I can make my own seltzer!June 2, 2009
I promised I’d tell you more about what I found at the Green Fest in Chicago last month. This was one of my favorite finds and it just arrived yesterday.
It’s a seltzermaker. I am an admitted seltzer addict. My habit, though, can get expensive. In town I can’t get seltzer for less than about $1.50/liter. Out of town at the big grocery store I can get it for reasonable .89 cents for 2 liters – but that’s a 30 mile round trip drive, not to mention the shipping of the seltzer, and the making of the plastic bottles.
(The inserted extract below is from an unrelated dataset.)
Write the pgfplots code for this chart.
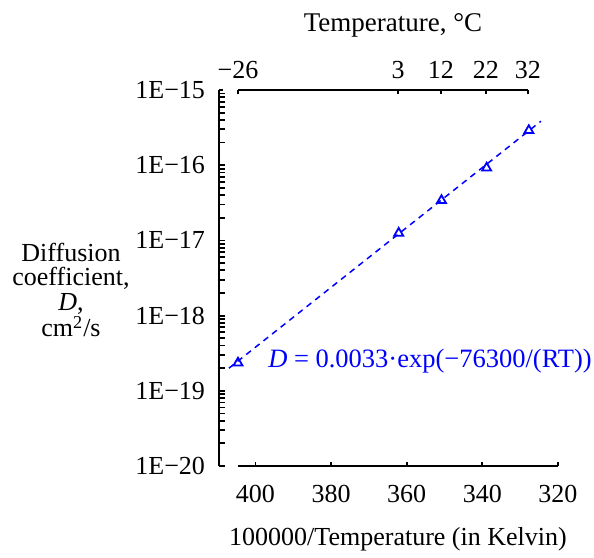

I first saw an allusion to a seltzer maker (same company, different make) on Mom Go Green just a few days before the Green Fest. I checked out the website and stored the information away for another day. Lo and behold, there at the Green Fest was the company that makes the seltzer maker, SodaStream.
I asked questions, hemmed and hawed, called my husband since it was above our agreed upon independent purchase amount (back when we got married we agreed that we could buy things under x dollars without checking in, but over that much we needed to get the o.k. from the other spouse) and then I ordered it. Black and silver to go with the other appliances in our kitchen.
It comes with two special BPA-free plastic bottles (the expensive version has cut glass bottles and looks like a penguin), a bottle of CO2 under pressure that makes about 100 liters of seltzer, a 12 pack of soda flavor samples (it is billed as a soda maker also) and a 3 pack of seltzer flavors (lemon-lime, orange, and berry). I could live without any of the flavors and certainly the soda mixes – but they came with it so we’ll use them eventually.
In terms of my personal cash. This first 100 liters will each cost me less than the local store but more than the big store. After that, I figure the seltzer maker is paid for and then it’s just the cost of the CO2 bottles – then it’ll cost something like 22 cents a liter. But I will also no longer have empty plastic bottles to recycle and that much less seltzer will be shipped to Central Illinois (in theory, once the stores figure out their sales are down because that seltzer addict has found a new source). That’s worth a little something in the big picture.